The apartment is sandwiched between USIU and Safari Park Hotel on the Roysambu side. Initial reports said he jumped from a bedroom window.

"It's absurd, it's becoming too common, a lot of people may think it's funny on social media but it's not. Parents need to check on their children regularly; I am a taxi driver and what I hear these young people talking about scares me. If they are not talking about alcohol, they are talking about drugs and relationships.
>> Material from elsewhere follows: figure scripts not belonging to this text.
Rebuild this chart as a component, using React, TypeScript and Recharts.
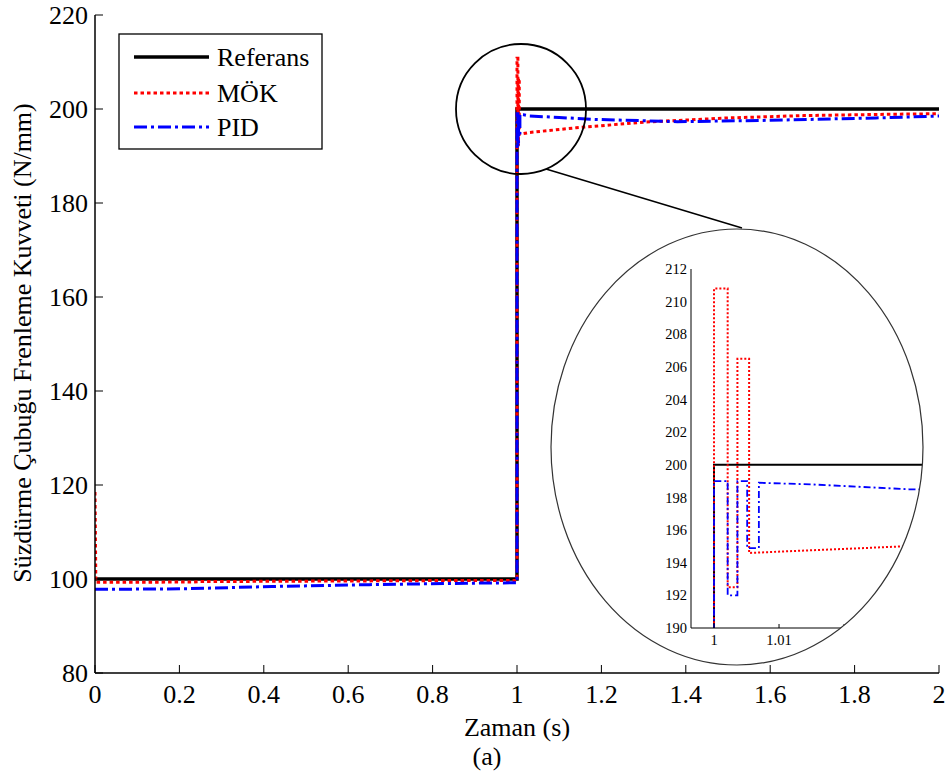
import { LineChart, Line, XAxis, YAxis } from "recharts";

const SERIF = "'Liberation Serif', 'Times New Roman', serif";

// main axes
const xTicks = [0, 0.2, 0.4, 0.6, 0.8, 1, 1.2, 1.4, 1.6, 1.8, 2];
const yTicks = [80, 100, 120, 140, 160, 180, 200, 220];

// zoomed inset axes
const insetXTicks = [1, 1.01, 1.02, 1.03];
const insetYTicks = [190, 192, 194, 196, 198, 200, 202, 204, 206, 208, 210, 212];

// Referans
const refT = [0, 1, 1, 2];
const refV = [100, 100, 200, 200];

// MÖK
const mokT = [0, 0.002, 0.23, 0.25, 0.65, 0.9, 1, 1, 1.0021, 1.0021, 1.0036, 1.0036, 1.0054, 1.0054, 1.029, 1.14, 1.3, 1.5, 1.68, 1.9, 2];
const mokV = [118.5, 99.3, 99.35, 99.45, 99.6, 99.7, 99.7, 210.8, 210.8, 192.5, 192.5, 206.5, 206.5, 194.6, 195.0, 196.0, 197.2, 198.1, 198.6, 198.9, 199.0];

// PID
const pidT = [0, 0.2, 0.42, 0.65, 0.88, 1, 1, 1.0021, 1.0021, 1.0036, 1.0036, 1.0051, 1.0051, 1.0069, 1.0069, 1.015, 1.03, 1.1, 1.18, 1.38, 1.6, 1.85, 2];
const pidV = [97.8, 97.9, 98.4, 98.8, 99.1, 99.2, 199, 199, 192, 192, 199, 199, 194.9, 194.9, 198.9, 198.8, 198.5, 198.2, 197.8, 197.3, 197.6, 198.1, 198.5];

const zip = (t: number[], v: number[]) => t.map((x, i) => ({ t: x, v: v[i] }));
const refData = zip(refT, refV);
const mokData = zip(mokT, mokV);
const pidData = zip(pidT, pidV);

const series = [
  { name: "Referans", color: "#000000", dash: undefined as string | undefined, width: 3.5, insetWidth: 2, insetDash: undefined as string | undefined, data: refData },
  { name: "MÖK", color: "#ff0000", dash: "3.5 3", width: 3, insetWidth: 2, insetDash: "2 2", data: mokData },
  { name: "PID", color: "#0000ff", dash: "13 4 3 4", width: 3, insetWidth: 1.8, insetDash: "7 3 2 3", data: pidData },
];

const fmt = (v: number) => String(v);

const bottomTick = (len: number, size: number, dy: number) => (p: any) => (
  <g>
    <line x1={p.x} x2={p.x} y1={p.y} y2={p.y - len} stroke="#000" strokeWidth={1} />
    <text x={p.x} y={p.y + dy} textAnchor="middle" fontSize={size} fontFamily={SERIF} fill="#000">
      {fmt(p.payload.value)}
    </text>
  </g>
);

const leftTick = (len: number, size: number, gap: number) => (p: any) => (
  <g>
    {len > 0 && <line x1={p.x} x2={p.x + len} y1={p.y} y2={p.y} stroke="#000" strokeWidth={1} />}
    <text x={p.x - gap} y={p.y} dy="0.35em" textAnchor="end" fontSize={size} fontFamily={SERIF} fill="#000">
      {fmt(p.payload.value)}
    </text>
  </g>
);

const topTick = (p: any) => <line x1={p.x} x2={p.x} y1={p.y} y2={p.y + 8} stroke="#000" strokeWidth={1} />;
const rightTick = (p: any) => <line x1={p.x} x2={p.x - 8} y1={p.y} y2={p.y} stroke="#000" strokeWidth={1} />;

const axisLine = { stroke: "#000", strokeWidth: 1.5 };

function MainChart() {
  return (
    <LineChart width={946} height={772} margin={{ top: 15, right: 7, bottom: 0, left: 0 }}>
      <XAxis type="number" dataKey="t" domain={[0, 2]} ticks={xTicks} interval={0} height={99}
        tickSize={0} tickMargin={0} tickLine={false} axisLine={axisLine} tick={bottomTick(8, 26, 30)} allowDataOverflow />
      <XAxis xAxisId="top" orientation="top" type="number" dataKey="t" domain={[0, 2]} ticks={xTicks} interval={0}
        height={0} tickSize={0} tickMargin={0} tickLine={false} axisLine={axisLine} tick={topTick} allowDataOverflow />
      <YAxis type="number" domain={[80, 220]} ticks={yTicks} interval={0} width={95}
        tickSize={0} tickMargin={0} tickLine={false} axisLine={axisLine} tick={leftTick(8, 26, 7)} allowDataOverflow />
      <YAxis yAxisId="right" orientation="right" type="number" domain={[80, 220]} ticks={yTicks} interval={0} width={0}
        tickSize={0} tickMargin={0} tickLine={false} axisLine={axisLine} tick={rightTick} allowDataOverflow />
      {series.map((s) => (
        <Line key={s.name} data={s.data} dataKey="v" type="linear" stroke={s.color} strokeWidth={s.width}
          strokeDasharray={s.dash} dot={false} activeDot={false} isAnimationActive={false} />
      ))}
    </LineChart>
  );
}

function InsetChart() {
  return (
    <div style={{ position: "absolute", left: 550, top: 229, width: 380, height: 436, background: "#fff",
      clipPath: "ellipse(186px 218px at 187px 218px)" }}>
      <LineChart width={380} height={436} margin={{ top: 40, right: 4.7, bottom: 0, left: 0 }}>
        <XAxis type="number" dataKey="t" domain={[0.99646, 1.0325]} ticks={insetXTicks} interval={0} height={37}
          tickSize={0} tickMargin={0} tickLine={false} axisLine={{ stroke: "#000", strokeWidth: 1 }}
          tick={bottomTick(4, 14.5, 17)} allowDataOverflow />
        <XAxis xAxisId="top" orientation="top" type="number" dataKey="t" domain={[0.99646, 1.0325]} height={0}
          tick={false} tickLine={false} axisLine={{ stroke: "#000", strokeWidth: 1 }} allowDataOverflow />
        <YAxis type="number" domain={[190, 212]} ticks={insetYTicks} interval={0} width={141}
          tickSize={0} tickMargin={0} tickLine={false} axisLine={{ stroke: "#000", strokeWidth: 1 }}
          tick={leftTick(0, 14.5, 4)} allowDataOverflow />
        {series.map((s) => (
          <Line key={s.name} data={s.data} dataKey="v" type="linear" stroke={s.color} strokeWidth={s.insetWidth}
            strokeDasharray={s.insetDash} dot={false} activeDot={false} isAnimationActive={false} />
        ))}
      </LineChart>
    </div>
  );
}

function Overlay() {
  const rows = [57, 93, 127];
  return (
    <svg width={946} height={772} style={{ position: "absolute", left: 0, top: 0, pointerEvents: "none" }}>
      <circle cx={521} cy={109} r={65} fill="none" stroke="#000" strokeWidth={1.8} />
      <line x1={546} y1={169} x2={742} y2={228} stroke="#000" strokeWidth={1.5} />
      <ellipse cx={737} cy={447} rx={186} ry={218} fill="none" stroke="#333" strokeWidth={1.2} />

      <rect x={119} y={34} width={203} height={115} fill="#fff" stroke="#000" strokeWidth={1.3} />
      {series.map((s, i) => (
        <g key={s.name}>
          <line x1={134} x2={209} y1={rows[i]} y2={rows[i]} stroke={s.color} strokeWidth={s.width} strokeDasharray={s.dash} />
          <text x={217} y={rows[i] + 9} fontSize={26} fontFamily={SERIF} fill="#000">{s.name}</text>
        </g>
      ))}

      <text transform="translate(31,343) rotate(-90)" textAnchor="middle" fontSize={26} fontFamily={SERIF} fill="#000">
        Süzdürme Çubuğu Frenleme Kuvveti (N/mm)
      </text>
      <text x={517} y={736} textAnchor="middle" fontSize={26} fontFamily={SERIF} fill="#000">Zaman (s)</text>
      <text x={487} y={765} textAnchor="middle" fontSize={26} fontFamily={SERIF} fill="#000">(a)</text>
    </svg>
  );
}

export default function App() {
  return (
    <div style={{ position: "absolute", left: 0, top: 0, width: 946, height: 772, background: "#fff" }}>
      <MainChart />
      <InsetChart />
      <Overlay />
    </div>
  );
}
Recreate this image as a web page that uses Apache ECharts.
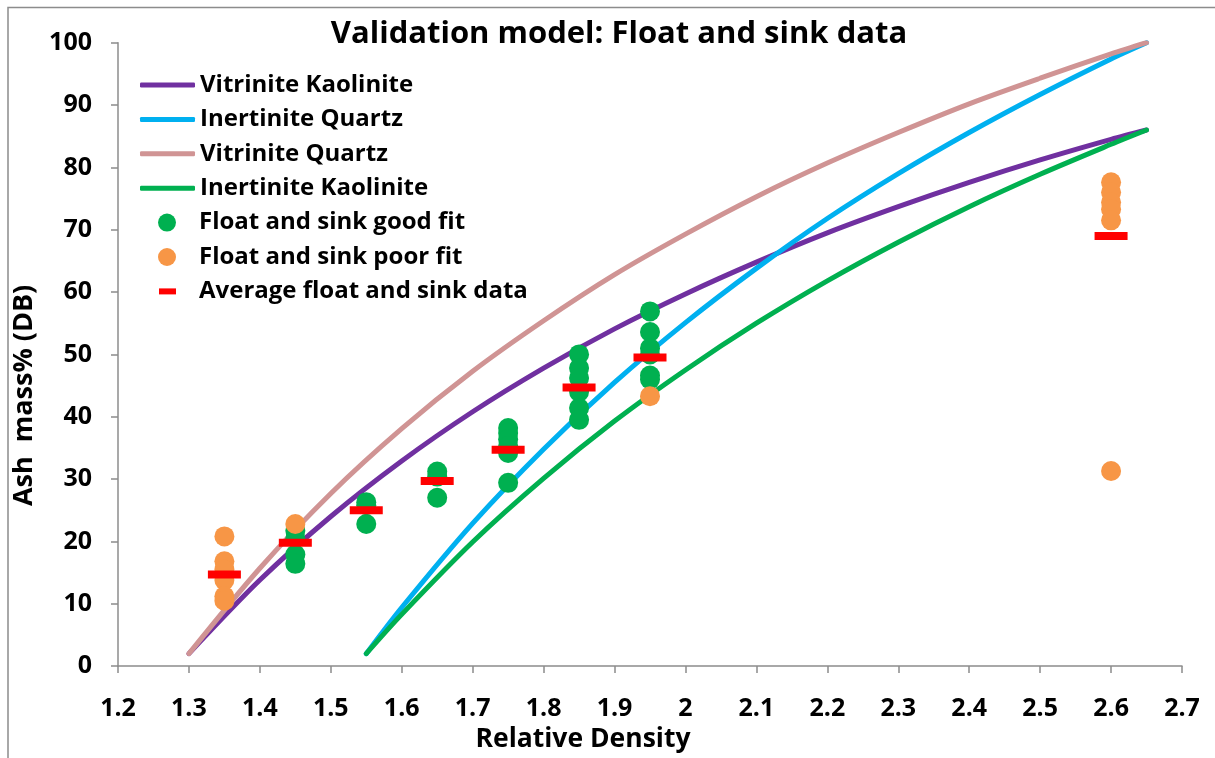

Their mental stability should be the focus," said Eric Munene, a taxi driver.

On Thursday, March 23, a well-known political mobiliser in Bungoma County, Joseph Kubende, died after falling from the fourth floor of an apartment in Nairobi's Roysambu area.

Kubende was said to have been alone on the balcony of GM Apartments before he fell from the fourth floor.

Not easily available there

Many feel that police officers are not doing enough to protect them and that corruption within the police force allows criminals to operate with impunity.

"I live in Kiambu and alcohol and bhang are not easily available there, so I have friends who live in Kasarani and Roysambu, so when I want to have fun I come to this area," said Lucy Wairimu, 23.

Speaking to the Nation earlier, Kasarani Criminal Investigations Officer Jimmy Kimaro, who took over from Mr Vincent Kipkorir last December, admits there is a big problem.

"Since January, we have had 40 cases of suicides, murders and unexplained deaths. It is a worrying trend,” Mr Kimaro told the Nation in his office.

But the situation is not unique to Kasarani.

Many urban areas in Kenya, and indeed around the world, face similar challenges of violence and crime.

Tackling these issues requires a multi-faceted approach that includes not only law enforcement but also community engagement and investment in education and social programmes.

Just last month, a family in Nairobi's Huruma Estate was left in mourning after their four-year-old boy fell to his death from the sixth floor of their home.

Oscar Nabikhwa was playing with other children on the balcony of his family's home when he slipped and fell to the ground.